- **GIVEN TASK**
Reproduce exactly the opening lines of the listing, stopping after the line that contains "import plotly.graph_objects as go" and including it.
------ DATASET EXCERPT
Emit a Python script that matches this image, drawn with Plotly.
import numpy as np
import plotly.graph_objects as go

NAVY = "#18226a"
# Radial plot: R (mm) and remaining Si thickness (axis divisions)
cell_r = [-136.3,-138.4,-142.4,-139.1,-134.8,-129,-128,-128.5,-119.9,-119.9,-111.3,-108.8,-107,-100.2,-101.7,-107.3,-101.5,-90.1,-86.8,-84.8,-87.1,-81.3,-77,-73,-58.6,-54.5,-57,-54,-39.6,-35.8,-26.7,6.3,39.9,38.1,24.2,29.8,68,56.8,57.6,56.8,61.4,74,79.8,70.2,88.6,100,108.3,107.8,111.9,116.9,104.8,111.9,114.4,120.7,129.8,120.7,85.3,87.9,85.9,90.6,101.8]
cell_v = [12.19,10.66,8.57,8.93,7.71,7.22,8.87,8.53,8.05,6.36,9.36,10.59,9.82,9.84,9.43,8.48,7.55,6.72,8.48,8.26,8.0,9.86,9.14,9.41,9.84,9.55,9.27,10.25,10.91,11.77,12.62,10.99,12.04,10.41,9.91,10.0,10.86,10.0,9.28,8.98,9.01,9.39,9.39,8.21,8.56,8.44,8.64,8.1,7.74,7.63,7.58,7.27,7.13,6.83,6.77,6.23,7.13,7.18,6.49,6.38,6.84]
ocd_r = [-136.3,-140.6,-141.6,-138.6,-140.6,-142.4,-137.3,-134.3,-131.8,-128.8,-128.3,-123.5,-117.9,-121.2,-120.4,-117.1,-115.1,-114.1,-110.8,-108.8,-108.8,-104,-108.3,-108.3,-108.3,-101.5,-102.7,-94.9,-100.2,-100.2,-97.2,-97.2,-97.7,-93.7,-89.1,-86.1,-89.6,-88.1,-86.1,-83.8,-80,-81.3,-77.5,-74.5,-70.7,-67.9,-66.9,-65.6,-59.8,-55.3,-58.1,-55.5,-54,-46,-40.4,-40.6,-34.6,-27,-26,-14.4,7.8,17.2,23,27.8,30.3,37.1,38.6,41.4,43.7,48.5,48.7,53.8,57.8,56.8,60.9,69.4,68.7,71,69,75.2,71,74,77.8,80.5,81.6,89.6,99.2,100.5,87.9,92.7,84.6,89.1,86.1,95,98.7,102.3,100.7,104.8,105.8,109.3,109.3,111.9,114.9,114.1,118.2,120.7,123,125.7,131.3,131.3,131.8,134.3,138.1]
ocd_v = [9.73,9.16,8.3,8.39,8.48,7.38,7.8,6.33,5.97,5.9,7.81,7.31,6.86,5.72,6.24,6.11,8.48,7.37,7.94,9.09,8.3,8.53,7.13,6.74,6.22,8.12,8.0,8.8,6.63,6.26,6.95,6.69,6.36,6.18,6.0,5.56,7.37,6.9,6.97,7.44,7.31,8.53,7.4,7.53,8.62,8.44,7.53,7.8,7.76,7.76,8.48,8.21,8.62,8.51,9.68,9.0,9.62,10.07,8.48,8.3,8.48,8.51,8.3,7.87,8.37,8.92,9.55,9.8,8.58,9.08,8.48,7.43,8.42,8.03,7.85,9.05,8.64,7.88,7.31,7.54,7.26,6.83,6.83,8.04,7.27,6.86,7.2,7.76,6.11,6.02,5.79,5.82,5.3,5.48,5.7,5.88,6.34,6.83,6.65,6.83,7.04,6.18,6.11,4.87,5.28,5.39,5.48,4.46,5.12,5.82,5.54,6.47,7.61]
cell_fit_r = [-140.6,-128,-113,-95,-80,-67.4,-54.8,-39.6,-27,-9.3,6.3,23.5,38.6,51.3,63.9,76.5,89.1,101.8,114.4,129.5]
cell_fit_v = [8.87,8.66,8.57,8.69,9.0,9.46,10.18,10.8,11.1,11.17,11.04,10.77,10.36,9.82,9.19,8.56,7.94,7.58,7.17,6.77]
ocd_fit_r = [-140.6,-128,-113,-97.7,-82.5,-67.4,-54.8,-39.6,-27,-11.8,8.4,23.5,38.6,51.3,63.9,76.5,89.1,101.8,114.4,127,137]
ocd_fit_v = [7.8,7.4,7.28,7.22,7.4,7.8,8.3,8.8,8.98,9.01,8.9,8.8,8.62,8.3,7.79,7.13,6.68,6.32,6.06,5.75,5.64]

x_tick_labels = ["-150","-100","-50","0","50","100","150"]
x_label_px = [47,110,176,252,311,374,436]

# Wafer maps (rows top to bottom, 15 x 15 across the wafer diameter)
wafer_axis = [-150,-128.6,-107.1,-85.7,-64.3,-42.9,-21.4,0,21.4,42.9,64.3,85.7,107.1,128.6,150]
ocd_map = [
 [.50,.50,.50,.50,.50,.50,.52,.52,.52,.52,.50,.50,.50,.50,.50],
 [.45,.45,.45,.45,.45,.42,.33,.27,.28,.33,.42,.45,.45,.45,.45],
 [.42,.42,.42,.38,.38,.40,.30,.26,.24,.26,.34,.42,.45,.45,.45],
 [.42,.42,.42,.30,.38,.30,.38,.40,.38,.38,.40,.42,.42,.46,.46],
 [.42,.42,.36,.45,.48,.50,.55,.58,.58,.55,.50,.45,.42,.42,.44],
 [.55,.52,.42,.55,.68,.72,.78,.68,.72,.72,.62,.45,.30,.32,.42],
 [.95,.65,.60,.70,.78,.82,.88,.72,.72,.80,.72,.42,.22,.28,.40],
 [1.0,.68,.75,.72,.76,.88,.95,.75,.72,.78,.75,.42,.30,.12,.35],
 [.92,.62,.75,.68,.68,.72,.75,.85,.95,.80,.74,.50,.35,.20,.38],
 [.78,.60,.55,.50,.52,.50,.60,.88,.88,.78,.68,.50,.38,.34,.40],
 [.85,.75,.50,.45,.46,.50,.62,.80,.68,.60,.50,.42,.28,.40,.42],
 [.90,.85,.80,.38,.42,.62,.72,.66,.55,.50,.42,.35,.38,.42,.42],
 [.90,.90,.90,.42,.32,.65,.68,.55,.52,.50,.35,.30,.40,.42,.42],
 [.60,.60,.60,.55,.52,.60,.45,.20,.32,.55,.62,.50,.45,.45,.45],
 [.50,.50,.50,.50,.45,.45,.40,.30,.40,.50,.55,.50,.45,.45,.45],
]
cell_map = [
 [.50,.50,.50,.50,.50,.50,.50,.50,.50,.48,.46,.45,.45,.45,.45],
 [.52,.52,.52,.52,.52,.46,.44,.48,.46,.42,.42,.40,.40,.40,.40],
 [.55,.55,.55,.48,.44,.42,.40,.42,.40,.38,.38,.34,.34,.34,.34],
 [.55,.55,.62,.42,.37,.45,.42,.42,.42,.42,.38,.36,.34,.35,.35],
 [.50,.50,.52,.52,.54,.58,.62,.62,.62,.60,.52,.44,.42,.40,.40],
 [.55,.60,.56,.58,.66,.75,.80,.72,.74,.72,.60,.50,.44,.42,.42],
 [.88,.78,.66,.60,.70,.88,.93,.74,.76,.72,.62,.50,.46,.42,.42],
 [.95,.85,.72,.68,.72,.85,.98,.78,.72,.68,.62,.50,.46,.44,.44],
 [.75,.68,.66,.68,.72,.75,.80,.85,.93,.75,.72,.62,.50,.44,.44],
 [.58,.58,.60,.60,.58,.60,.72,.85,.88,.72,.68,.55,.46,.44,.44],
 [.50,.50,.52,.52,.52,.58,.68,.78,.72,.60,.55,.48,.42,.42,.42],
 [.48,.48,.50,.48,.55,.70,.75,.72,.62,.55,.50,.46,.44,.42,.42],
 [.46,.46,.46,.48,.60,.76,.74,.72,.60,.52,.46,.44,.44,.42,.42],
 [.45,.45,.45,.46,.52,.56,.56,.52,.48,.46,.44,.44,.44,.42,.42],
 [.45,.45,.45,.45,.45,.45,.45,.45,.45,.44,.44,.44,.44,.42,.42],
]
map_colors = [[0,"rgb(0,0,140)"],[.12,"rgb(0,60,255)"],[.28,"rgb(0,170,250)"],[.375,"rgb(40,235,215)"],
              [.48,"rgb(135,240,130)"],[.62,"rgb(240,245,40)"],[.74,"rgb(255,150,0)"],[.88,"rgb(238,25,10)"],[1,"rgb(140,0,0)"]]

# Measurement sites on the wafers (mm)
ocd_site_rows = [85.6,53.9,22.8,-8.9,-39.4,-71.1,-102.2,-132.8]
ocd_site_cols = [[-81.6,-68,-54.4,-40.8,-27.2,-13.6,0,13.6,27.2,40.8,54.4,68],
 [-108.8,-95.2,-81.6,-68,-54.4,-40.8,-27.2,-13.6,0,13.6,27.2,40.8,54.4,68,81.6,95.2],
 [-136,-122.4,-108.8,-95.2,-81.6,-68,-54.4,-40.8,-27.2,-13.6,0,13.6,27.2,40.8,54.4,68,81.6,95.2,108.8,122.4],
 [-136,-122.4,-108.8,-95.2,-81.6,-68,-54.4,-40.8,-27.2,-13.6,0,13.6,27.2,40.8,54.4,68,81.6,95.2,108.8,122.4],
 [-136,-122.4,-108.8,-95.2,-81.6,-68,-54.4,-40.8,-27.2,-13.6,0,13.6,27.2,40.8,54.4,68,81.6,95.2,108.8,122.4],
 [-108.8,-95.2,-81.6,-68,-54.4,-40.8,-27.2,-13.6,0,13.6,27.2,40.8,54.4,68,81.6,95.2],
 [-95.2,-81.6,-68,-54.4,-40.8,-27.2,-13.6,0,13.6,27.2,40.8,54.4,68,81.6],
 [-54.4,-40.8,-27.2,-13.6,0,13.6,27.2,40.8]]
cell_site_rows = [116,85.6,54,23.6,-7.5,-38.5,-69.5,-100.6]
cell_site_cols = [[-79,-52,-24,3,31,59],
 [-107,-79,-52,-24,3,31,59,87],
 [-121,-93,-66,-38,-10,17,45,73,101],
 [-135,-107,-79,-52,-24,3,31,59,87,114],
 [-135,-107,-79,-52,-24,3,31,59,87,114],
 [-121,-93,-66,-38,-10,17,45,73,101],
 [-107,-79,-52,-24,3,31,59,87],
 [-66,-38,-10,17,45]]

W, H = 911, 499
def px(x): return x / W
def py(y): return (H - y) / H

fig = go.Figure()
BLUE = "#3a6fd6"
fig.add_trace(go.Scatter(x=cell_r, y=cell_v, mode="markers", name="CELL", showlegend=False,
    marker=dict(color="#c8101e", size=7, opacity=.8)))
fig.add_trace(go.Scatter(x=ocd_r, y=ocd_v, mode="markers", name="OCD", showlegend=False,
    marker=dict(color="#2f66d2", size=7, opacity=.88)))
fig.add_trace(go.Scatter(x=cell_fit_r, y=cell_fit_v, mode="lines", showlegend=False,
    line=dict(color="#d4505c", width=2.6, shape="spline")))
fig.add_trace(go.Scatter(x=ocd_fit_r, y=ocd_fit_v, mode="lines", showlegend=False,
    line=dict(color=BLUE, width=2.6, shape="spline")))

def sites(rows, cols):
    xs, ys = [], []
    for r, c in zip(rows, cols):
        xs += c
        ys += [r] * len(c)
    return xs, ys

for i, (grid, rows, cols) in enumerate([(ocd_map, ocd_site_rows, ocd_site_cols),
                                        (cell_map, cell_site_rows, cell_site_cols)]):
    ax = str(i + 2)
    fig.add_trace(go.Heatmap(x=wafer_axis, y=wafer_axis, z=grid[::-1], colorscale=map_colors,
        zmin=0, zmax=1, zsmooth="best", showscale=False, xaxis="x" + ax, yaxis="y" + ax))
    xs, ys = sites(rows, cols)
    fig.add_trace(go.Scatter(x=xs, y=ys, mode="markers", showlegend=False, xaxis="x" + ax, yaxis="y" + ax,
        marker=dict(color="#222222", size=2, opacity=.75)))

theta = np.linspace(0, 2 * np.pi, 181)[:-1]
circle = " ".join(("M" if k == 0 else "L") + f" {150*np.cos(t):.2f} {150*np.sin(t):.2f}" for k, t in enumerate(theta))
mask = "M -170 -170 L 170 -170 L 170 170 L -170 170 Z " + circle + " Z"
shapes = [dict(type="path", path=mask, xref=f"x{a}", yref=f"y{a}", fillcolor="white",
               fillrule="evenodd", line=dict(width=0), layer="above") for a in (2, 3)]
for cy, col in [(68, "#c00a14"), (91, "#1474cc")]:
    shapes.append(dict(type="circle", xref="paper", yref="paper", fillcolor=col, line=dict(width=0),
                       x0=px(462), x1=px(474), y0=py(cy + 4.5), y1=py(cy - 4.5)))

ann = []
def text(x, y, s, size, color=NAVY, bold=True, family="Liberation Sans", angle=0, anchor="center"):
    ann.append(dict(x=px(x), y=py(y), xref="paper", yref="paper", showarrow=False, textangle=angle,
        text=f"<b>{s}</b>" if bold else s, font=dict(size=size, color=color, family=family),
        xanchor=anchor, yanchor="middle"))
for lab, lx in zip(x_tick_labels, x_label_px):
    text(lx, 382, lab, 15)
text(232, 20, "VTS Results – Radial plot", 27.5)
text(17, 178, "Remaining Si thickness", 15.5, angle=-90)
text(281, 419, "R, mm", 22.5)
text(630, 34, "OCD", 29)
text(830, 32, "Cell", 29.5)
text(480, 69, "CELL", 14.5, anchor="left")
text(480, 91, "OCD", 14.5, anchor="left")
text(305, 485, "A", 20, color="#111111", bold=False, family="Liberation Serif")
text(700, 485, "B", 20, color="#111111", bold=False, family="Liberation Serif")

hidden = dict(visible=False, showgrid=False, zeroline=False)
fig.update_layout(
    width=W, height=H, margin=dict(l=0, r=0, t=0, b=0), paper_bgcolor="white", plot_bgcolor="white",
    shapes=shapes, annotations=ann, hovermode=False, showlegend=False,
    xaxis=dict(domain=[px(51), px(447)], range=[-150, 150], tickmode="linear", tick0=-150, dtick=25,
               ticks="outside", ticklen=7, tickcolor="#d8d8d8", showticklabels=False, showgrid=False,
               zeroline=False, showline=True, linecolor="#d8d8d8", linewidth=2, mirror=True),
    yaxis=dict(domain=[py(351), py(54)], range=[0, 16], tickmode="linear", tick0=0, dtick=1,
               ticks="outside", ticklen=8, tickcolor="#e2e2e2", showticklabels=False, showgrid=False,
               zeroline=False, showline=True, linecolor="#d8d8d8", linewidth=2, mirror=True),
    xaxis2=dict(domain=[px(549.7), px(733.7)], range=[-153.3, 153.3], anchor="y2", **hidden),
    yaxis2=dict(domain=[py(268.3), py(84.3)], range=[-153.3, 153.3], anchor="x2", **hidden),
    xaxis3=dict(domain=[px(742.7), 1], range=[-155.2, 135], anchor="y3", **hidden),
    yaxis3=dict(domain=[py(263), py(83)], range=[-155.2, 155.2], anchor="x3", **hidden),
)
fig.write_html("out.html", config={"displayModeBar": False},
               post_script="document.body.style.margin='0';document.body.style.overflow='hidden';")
------------
- **RESULT OF THE EXERCISE**
Emit a Python script that matches this image, drawn with Plotly.
import numpy as np
import plotly.graph_objects as go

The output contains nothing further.